What the exercise asks >>
Locate, in the data below, the line that contains "What TikZ code" and the line that contains "(0,0) rectangle (8.80,-5.17);"; reproduce exactly those two lines and every line between them, nothing more.

Plotting code records

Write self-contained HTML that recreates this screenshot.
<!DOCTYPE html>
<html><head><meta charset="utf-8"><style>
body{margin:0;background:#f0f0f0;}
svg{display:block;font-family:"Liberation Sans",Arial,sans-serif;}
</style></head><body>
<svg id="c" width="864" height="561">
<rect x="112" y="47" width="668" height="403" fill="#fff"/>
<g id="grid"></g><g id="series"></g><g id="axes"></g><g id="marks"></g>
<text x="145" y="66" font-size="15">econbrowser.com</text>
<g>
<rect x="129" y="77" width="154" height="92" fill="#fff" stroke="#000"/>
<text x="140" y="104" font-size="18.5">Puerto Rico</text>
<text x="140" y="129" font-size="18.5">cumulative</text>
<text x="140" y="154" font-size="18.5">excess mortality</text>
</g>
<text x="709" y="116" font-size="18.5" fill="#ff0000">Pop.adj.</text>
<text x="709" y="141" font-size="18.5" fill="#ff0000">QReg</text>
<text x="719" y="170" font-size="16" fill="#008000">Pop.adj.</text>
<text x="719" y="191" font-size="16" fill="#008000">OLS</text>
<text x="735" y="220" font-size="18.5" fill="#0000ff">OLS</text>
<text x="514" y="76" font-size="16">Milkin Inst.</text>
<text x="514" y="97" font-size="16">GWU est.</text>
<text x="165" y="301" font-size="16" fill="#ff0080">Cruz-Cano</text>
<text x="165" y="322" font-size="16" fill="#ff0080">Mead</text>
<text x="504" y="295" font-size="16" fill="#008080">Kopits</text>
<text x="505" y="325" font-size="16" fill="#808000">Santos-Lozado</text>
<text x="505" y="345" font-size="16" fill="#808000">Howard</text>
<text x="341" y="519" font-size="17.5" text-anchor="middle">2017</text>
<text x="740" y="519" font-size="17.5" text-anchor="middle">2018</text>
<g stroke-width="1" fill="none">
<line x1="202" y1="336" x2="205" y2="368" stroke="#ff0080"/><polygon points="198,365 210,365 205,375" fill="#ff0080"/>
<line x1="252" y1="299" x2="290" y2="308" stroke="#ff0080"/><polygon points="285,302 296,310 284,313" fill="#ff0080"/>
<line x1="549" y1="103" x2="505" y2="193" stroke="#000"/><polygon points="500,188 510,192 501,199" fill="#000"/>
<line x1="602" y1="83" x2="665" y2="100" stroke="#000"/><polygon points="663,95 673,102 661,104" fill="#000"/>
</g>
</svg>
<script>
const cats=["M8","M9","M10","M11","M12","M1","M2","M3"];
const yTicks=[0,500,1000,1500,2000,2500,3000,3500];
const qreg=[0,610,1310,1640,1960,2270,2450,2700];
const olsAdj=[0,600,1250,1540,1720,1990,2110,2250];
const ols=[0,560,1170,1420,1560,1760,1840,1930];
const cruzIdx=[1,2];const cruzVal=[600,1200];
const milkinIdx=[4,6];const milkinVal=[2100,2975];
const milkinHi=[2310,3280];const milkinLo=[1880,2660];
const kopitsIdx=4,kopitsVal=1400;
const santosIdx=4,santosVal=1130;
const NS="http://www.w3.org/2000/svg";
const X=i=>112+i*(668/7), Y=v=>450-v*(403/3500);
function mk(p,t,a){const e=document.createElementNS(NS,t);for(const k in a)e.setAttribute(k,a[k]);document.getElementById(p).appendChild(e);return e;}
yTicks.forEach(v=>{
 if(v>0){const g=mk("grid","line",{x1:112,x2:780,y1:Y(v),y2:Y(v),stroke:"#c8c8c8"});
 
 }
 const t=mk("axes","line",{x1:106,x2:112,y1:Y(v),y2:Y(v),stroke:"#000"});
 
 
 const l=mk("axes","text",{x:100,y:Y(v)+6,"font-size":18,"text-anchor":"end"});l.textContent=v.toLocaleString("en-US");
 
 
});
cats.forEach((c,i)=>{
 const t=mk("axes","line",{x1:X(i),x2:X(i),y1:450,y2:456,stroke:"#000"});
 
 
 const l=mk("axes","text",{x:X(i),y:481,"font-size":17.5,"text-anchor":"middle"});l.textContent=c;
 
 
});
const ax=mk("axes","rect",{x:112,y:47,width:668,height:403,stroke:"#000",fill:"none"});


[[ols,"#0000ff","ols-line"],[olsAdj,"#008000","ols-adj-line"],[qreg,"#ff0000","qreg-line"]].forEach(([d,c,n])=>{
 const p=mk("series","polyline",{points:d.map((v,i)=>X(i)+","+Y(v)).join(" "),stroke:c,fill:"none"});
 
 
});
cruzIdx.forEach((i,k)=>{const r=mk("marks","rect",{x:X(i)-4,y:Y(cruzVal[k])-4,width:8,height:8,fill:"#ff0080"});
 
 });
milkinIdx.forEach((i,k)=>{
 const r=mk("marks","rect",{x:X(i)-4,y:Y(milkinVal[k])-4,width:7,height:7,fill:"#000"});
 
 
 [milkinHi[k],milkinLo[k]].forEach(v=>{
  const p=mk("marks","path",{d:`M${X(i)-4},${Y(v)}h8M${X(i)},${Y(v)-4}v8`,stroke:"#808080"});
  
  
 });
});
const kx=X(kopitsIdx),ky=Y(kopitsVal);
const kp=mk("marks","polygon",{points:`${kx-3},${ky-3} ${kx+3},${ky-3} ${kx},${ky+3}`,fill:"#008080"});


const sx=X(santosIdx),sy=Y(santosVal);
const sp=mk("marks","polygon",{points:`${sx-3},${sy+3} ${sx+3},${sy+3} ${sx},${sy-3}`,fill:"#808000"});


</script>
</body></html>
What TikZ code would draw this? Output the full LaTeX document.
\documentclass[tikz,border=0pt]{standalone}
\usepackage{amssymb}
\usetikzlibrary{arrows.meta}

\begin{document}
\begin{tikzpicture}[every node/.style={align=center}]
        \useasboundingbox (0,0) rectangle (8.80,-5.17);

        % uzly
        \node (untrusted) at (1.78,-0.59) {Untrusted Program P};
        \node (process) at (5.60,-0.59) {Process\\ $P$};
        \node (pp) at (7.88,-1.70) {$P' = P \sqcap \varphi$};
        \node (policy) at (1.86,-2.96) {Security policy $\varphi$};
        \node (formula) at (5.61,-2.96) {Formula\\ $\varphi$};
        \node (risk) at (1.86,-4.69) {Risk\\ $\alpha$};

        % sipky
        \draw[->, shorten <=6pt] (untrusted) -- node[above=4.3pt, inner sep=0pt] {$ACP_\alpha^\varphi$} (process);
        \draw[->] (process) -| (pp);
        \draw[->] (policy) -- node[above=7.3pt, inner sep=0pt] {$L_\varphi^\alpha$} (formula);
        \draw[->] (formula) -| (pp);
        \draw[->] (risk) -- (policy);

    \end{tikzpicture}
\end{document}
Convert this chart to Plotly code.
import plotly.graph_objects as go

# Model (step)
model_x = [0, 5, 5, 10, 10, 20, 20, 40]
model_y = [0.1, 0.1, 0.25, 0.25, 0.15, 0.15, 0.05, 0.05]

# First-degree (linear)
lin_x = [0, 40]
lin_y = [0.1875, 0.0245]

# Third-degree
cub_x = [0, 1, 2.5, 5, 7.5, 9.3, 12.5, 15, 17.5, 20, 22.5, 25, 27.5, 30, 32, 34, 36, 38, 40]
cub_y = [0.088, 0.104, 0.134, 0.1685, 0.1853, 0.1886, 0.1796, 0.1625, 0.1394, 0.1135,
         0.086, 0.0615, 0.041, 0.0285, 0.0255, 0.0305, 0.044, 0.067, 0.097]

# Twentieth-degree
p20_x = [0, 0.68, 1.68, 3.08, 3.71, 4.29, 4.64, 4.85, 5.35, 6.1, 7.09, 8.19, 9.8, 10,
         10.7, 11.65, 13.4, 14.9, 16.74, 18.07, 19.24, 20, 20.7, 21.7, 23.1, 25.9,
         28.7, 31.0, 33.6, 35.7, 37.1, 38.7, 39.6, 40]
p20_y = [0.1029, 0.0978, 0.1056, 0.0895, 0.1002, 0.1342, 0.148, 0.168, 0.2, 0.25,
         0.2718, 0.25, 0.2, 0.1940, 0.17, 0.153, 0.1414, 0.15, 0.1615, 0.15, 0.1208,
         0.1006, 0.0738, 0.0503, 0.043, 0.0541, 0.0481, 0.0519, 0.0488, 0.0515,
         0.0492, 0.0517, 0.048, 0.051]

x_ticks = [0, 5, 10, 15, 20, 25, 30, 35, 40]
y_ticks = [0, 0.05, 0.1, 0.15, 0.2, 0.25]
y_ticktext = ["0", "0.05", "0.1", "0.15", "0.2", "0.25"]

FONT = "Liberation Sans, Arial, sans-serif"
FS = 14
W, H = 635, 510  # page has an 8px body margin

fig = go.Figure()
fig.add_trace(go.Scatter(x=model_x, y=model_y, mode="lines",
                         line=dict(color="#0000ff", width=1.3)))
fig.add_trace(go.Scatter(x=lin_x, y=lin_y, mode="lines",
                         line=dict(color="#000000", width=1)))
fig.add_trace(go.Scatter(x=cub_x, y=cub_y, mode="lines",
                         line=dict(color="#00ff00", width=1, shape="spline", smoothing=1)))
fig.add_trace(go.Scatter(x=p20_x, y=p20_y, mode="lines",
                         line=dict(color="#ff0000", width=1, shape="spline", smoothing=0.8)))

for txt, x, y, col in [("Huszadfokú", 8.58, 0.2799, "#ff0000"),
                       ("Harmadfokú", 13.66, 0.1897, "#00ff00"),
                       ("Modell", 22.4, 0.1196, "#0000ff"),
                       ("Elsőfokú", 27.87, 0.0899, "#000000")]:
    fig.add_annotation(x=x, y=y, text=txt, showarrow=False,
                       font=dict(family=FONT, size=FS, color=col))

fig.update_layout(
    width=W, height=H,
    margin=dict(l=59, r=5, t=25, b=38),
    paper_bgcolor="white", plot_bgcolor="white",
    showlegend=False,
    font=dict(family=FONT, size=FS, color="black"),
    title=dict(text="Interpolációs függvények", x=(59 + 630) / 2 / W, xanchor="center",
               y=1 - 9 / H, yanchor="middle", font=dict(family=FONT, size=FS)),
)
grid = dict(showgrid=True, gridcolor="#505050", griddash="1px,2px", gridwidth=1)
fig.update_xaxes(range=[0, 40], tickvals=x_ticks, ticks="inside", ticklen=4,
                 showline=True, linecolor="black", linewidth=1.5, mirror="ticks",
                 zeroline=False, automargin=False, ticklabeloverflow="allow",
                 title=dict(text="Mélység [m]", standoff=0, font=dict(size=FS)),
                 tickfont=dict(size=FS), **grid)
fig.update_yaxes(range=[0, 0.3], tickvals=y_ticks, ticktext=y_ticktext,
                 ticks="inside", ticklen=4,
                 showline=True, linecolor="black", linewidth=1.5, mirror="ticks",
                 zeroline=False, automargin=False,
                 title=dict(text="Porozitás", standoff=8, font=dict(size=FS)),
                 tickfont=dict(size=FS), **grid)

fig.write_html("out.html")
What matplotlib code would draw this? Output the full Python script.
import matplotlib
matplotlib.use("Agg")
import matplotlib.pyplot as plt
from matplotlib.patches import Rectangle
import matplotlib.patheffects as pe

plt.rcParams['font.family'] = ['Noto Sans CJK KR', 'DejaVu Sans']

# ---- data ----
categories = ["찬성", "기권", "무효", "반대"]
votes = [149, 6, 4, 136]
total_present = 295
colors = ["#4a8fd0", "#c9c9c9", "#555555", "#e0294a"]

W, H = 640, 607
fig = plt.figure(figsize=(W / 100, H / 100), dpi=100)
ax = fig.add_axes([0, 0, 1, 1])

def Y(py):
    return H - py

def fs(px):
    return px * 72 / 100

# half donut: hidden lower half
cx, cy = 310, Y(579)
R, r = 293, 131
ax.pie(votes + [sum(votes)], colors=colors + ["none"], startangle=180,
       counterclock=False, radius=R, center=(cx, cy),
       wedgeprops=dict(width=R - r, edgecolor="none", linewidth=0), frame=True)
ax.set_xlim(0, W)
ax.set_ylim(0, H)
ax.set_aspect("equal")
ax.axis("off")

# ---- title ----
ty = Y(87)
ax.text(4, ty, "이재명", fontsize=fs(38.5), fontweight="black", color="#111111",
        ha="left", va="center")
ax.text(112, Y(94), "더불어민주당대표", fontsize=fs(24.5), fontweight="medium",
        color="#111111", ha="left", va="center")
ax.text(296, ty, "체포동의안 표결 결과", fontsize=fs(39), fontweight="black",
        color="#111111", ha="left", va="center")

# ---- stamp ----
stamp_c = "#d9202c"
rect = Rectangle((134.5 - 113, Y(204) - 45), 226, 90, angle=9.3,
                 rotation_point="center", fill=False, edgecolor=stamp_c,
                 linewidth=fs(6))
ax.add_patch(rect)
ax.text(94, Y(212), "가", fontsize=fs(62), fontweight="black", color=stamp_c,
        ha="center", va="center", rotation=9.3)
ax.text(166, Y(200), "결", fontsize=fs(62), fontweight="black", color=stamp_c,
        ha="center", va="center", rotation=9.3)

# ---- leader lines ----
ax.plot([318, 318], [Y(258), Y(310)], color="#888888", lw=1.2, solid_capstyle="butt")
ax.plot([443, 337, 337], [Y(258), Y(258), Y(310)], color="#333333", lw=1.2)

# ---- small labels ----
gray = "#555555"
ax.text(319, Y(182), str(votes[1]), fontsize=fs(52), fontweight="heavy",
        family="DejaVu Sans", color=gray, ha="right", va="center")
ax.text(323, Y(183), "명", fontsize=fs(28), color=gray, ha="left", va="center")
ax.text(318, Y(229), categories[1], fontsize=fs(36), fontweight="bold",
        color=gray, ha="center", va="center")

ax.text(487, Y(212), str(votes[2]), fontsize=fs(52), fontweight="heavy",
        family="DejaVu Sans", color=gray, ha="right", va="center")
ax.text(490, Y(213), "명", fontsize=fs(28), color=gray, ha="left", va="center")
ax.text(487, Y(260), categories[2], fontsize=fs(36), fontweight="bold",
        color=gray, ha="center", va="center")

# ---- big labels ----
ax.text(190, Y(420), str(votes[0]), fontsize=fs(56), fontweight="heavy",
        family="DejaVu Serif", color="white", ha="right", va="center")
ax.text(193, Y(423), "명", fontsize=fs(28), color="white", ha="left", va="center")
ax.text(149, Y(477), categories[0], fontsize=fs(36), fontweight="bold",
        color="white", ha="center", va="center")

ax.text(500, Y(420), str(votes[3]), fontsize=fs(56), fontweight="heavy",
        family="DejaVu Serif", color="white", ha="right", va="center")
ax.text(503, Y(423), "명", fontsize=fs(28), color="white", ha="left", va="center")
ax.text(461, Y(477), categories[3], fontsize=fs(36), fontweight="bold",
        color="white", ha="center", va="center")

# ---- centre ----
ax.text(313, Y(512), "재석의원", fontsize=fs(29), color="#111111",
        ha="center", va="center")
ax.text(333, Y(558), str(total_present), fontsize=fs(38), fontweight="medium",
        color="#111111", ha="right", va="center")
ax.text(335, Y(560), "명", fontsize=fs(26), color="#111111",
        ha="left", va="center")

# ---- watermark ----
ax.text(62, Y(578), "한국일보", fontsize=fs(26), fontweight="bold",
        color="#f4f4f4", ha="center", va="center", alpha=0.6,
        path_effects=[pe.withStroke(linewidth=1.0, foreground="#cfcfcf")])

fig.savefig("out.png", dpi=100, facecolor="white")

Correct answer >>
What TikZ code would draw this? Output the full LaTeX document.
\documentclass[tikz,border=0pt]{standalone}
\usepackage{amssymb}
\usetikzlibrary{arrows.meta}

\begin{document}
\begin{tikzpicture}[every node/.style={align=center}]
        \useasboundingbox (0,0) rectangle (8.80,-5.17);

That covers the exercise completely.